Early in the 1960s, Rosalie Young gave birth to Robin Wright while still in high school. Young visited her baby daughter before eventually losing her parental rights. Wright was adopted by her foster parents and grew up in Massachusetts. She knew she was adopted and always wondered how different life might have been.

“My adoptive family was really wonderful, my mom and dad were great parents, but I always had this longing to find my mom,” Wright says.

Wright came out in 1974 at age 13. She told her parents two years later and began working in gay activism. Wright co-founded the Boston Alliance of Gay & Lesbian Youth and was a public face for Massachusetts Foster Equality. She is also a playwright and actress.

Before she moved to Atlanta, Wright's adoptive mother gave her what she believed was her biological mother's last name.

“I would sort of Google her, do name searches online,” Wright says. “Last year I had a Mastermind Group and I had finding my biological mother, my biological family, as one of my goals.”

AS SHE BEGAN TO UNCOVER more information, Massachusetts changed its adoption laws, allowing adopted children to view their original birth certificate. In the simple information hand-typed onto an official document filed in a government folder for more than four decades, Wright began to get the first picture of her biological mother.

“This is the first time that I pictured myself as a newborn,” Wright says. “I could see th
e time and weight and the doctor's name and where my mother lived. It's one of those things you take for granted, your parents tell you, ‘Oh the day you were born it was raining,’ or whatever it was, but when you're adopted you don't have that.”

Through several adoption advocacy groups Wright was able to find a name and a phone number. The address read Key West, and Wright couldn't help but wonder.

“My partner and I joked about how funny it would be if my mom was gay,” Wright says.

The number turned out to belong to Tammy Young, another daughter of Rosalie Young. After hours of mulling over the best way to contact her sister, Wright finally left a message

“I called and left a message and said, ‘Hello this Robin Wright. Can you call me back?’ and then I probably looked at the phone for two hours,” she says.  “About midnight on the 21st of March she called me and said she would be happy to pass along the message to her mother.”

FINALLY MEETING HER MOTHER and sisters for the first time, Wright says she felt a sense a surprising rapport.

“I told her this was going to come out anyway so I told her I was a lesbian, and she was like, ‘I wondered if you had that gene,’” Wright says.  Both her sister Janet and her biological mother are lesbians.

The women lead closer lives than they ever imagined.
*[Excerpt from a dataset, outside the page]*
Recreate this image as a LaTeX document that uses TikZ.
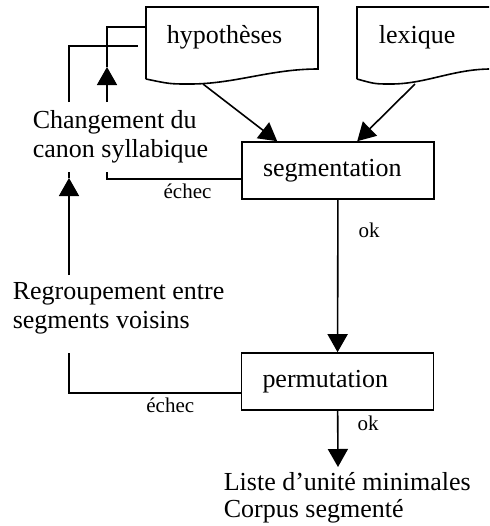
\documentclass[tikz,border=0pt]{standalone}
\usepackage{fontspec}
\setmainfont{Liberation Serif}
\usetikzlibrary{arrows.meta,calc}
\tikzstyle{stepbox} = [draw,minimum height=28.5pt,text width=75pt,align=left,inner xsep=10.5pt,inner ysep=0pt,font=\fontsize{13}{14.5}\selectfont]
\tikzstyle{doctext} = [inner sep=0pt,anchor=base west,font=\fontsize{13}{14.5}\selectfont]
\tikzstyle{note} = [inner sep=0pt,align=left,anchor=north west,font=\fontsize{13}{14.5}\selectfont]
\tikzstyle{small} = [inner sep=0pt,font=\fontsize{10.5}{12}\selectfont]
\tikzstyle{arr} = [-{Triangle[width=10pt,length=9pt]}]

\begin{document}
\begin{tikzpicture}[x=0.5pt,y=-0.5pt,line width=0.8pt]
			\clip (0,0) rectangle (489,526);
			
			% documents
			\draw (146,79) -- (146,7) -- (318,7) -- (318,69) .. controls (270,69) and (235,84) .. (190,84) .. controls (170,84) .. (146,79);
			\draw (357,79) -- (357,7) -- (491,7) -- (491,69) .. controls (453,69) and (426,84) .. (391,84) .. controls (375,84) .. (357,79);
			\node[doctext] (hyp) at (166,43) {hypothèses};
			\node[doctext] (lex) at (378,43) {lexique};
			\coordinate (hypout) at (203,84);
			\coordinate (lexout) at (415,84);
			\coordinate (hypin1) at (146,27);
			\coordinate (hypin2) at (138,46);
			
			% steps
			\node[stepbox] (seg) at (338,170.5) {segmentation};
			\node[stepbox] (perm) at (337.5,381.5) {permutation};
			\coordinate (fin) at (338,467);
			
			% texts
			\node[note] (chg) at (32,110) {Changement du\\canon syllabique};
			\node[note] (regr) at (12,282) {Regroupement entre\\segments voisins};
			\node[note,font=\fontsize{13}{13.5}\selectfont] (liste) at (223,472) {Liste d’unité minimales\\Corpus segmenté};
			\coordinate (chgtop) at (107,102);
			\coordinate (chgbot) at (107,172);
			\coordinate (regtop) at (69,275);
			\coordinate (regbot) at (69,353);
			
			\draw[arr] (hypout) -- ($(seg.north west)+(36,0)$);
			\draw[arr] (lexout) -- ($(seg.north west)+(116,0)$);
			\draw[arr] (seg) -- node[small,pos=0.2,anchor=west,xshift=10pt] {ok} (perm);
			\draw[arr] (perm) -- node[small,pos=0.23,anchor=west,xshift=9.5pt] {ok} (fin);
			
			% echec loops
			\draw ($(seg.west)+(0,8.5)$) -- node[small,pos=0.4,below=2pt] {échec} (chgbot |- 0,179) -- (chgbot);
			\draw[arr] (chgtop) -- (107,67);
			\draw (107,67) -- (chgtop |- hypin1) -- (hypin1);
			
			\draw ($(perm.west)+(0,11.5)$) -- node[small,pos=0.41,below=2pt] {échec} (regbot |- 0,393) -- (regbot);
			\draw[arr] (regtop) -- (69,178);
			\draw (69,178) -- (69,172);
			\draw (69,102) -- (69,46) -- (hypin2);
			
			\end{tikzpicture}
\end{document}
Young stayed in Boston as mother and child had a series of narrowly missed encounters in Boston's gay scene.

“At one point we lived blocks away from each other,” Wright says. “We went to the same parties, the same clubs, were probably in some of the same clubs at the same time.”

While her family was supportive when she came out, Wright says they also had their worries.

“[My father's] concern was that I was black and female and to put lesbian on top of that was just too much,” Wright says.

Janet Young says coming out to her mother was a frightening, yet positive experience.

“When I came out I was afraid to tell her. I don't know why it was just one of those reactions. She raised us to be open-minded, but it was great, it was wonderful,” she says.

On Mother's Day, Wright visited her mother in Key West and gave a sermon at her church, something that would have been unimaginable just a year ago.

For Janet Young, meeting her big sister is still something she struggles to put into words.

“It was overwhelming, it was kinda weird,” she says. “I can't describe it.”